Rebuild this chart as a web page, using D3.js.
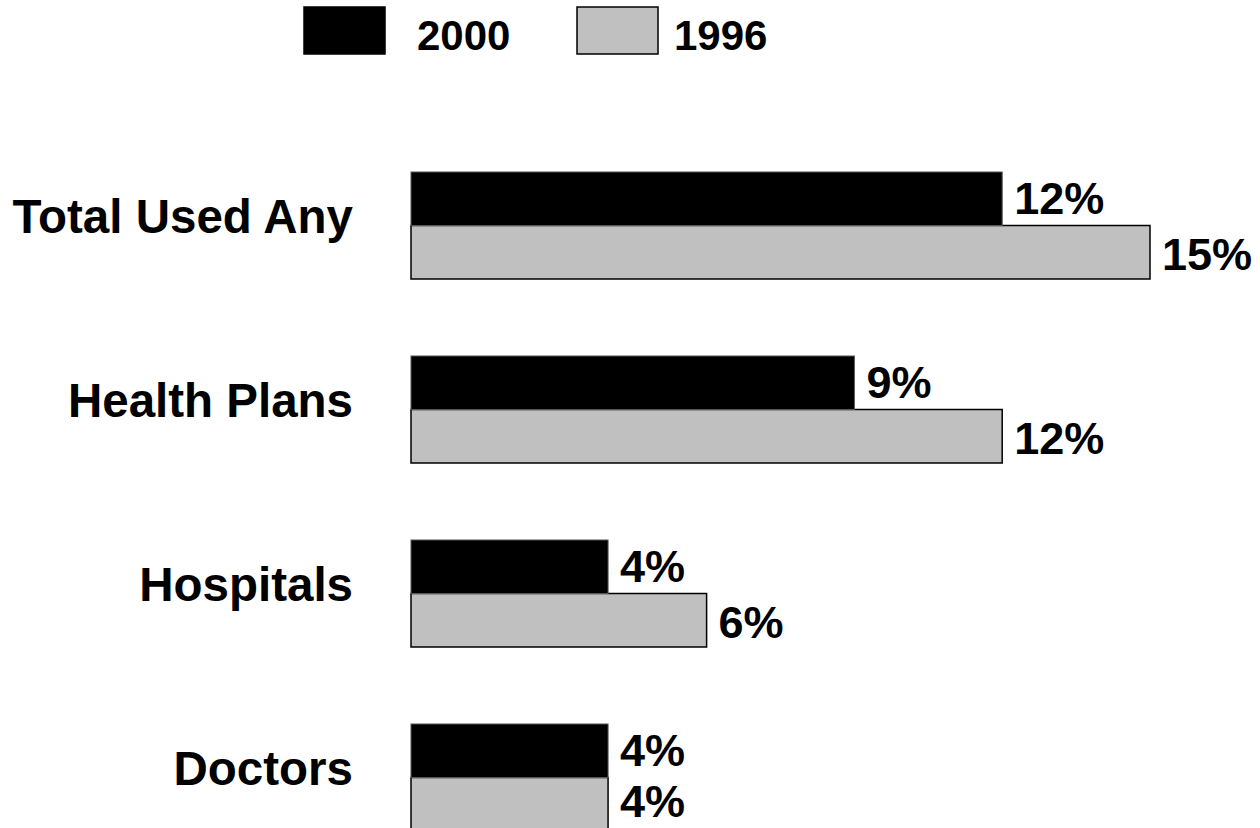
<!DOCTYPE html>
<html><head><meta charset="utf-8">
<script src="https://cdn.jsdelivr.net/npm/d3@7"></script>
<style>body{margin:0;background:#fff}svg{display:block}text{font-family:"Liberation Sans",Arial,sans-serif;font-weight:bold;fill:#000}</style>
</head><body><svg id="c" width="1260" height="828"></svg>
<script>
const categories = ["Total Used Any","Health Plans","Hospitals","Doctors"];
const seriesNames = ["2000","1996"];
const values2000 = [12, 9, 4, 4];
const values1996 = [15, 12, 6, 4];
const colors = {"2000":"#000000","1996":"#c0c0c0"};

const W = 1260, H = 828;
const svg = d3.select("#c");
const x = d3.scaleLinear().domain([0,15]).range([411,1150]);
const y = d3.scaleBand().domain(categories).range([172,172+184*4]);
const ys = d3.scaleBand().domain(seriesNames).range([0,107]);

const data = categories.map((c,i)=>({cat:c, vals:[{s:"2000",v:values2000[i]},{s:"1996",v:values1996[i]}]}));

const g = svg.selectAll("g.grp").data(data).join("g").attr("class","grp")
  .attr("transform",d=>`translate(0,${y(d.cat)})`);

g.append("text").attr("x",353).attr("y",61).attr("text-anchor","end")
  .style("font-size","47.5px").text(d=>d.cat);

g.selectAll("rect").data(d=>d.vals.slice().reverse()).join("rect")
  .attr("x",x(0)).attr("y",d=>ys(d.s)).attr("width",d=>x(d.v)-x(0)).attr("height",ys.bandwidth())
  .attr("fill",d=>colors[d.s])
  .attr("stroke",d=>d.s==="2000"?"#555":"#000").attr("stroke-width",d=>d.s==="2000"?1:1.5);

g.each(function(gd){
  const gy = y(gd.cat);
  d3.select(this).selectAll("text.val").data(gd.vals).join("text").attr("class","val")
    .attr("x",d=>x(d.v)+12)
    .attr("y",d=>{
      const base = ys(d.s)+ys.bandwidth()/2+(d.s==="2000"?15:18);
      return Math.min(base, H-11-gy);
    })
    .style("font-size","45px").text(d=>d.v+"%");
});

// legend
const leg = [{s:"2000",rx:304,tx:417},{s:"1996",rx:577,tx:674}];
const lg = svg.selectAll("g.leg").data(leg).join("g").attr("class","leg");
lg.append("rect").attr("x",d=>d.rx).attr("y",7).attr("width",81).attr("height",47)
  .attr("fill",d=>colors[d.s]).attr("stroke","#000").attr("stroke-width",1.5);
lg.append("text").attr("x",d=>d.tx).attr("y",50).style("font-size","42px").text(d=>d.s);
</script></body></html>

## Work to be completed
Transcribe the material as is, with images omitted.

## Result for this task
Rebuild this chart as a web page, using D3.js.
<!DOCTYPE html>
<html><head><meta charset="utf-8">
<script src="https://cdn.jsdelivr.net/npm/d3@7"></script>
<style>body{margin:0;background:#fff}svg{display:block}text{font-family:"Liberation Sans",Arial,sans-serif;font-weight:bold;fill:#000}</style>
</head><body><svg id="c" width="1260" height="828"></svg>
<script>
const categories = ["Total Used Any","Health Plans","Hospitals","Doctors"];
const seriesNames = ["2000","1996"];
const values2000 = [12, 9, 4, 4];
const values1996 = [15, 12, 6, 4];
const colors = {"2000":"#000000","1996":"#c0c0c0"};

const W = 1260, H = 828;
const svg = d3.select("#c");
const x = d3.scaleLinear().domain([0,15]).range([411,1150]);
const y = d3.scaleBand().domain(categories).range([172,172+184*4]);
const ys = d3.scaleBand().domain(seriesNames).range([0,107]);

const data = categories.map((c,i)=>({cat:c, vals:[{s:"2000",v:values2000[i]},{s:"1996",v:values1996[i]}]}));

const g = svg.selectAll("g.grp").data(data).join("g").attr("class","grp")
  .attr("transform",d=>`translate(0,${y(d.cat)})`);

g.append("text").attr("x",353).attr("y",61).attr("text-anchor","end")
  .style("font-size","47.5px").text(d=>d.cat);

g.selectAll("rect").data(d=>d.vals.slice().reverse()).join("rect")
  .attr("x",x(0)).attr("y",d=>ys(d.s)).attr("width",d=>x(d.v)-x(0)).attr("height",ys.bandwidth())
  .attr("fill",d=>colors[d.s])
  .attr("stroke",d=>d.s==="2000"?"#555":"#000").attr("stroke-width",d=>d.s==="2000"?1:1.5);

g.each(function(gd){
  const gy = y(gd.cat);
  d3.select(this).selectAll("text.val").data(gd.vals).join("text").attr("class","val")
    .attr("x",d=>x(d.v)+12)
    .attr("y",d=>{
      const base = ys(d.s)+ys.bandwidth()/2+(d.s==="2000"?15:18);
      return Math.min(base, H-11-gy);
    })
    .style("font-size","45px").text(d=>d.v+"%");
});

// legend
const leg = [{s:"2000",rx:304,tx:417},{s:"1996",rx:577,tx:674}];
const lg = svg.selectAll("g.leg").data(leg).join("g").attr("class","leg");
lg.append("rect").attr("x",d=>d.rx).attr("y",7).attr("width",81).attr("height",47)
  .attr("fill",d=>colors[d.s]).attr("stroke","#000").attr("stroke-width",1.5);
lg.append("text").attr("x",d=>d.tx).attr("y",50).style("font-size","42px").text(d=>d.s);
</script></body></html>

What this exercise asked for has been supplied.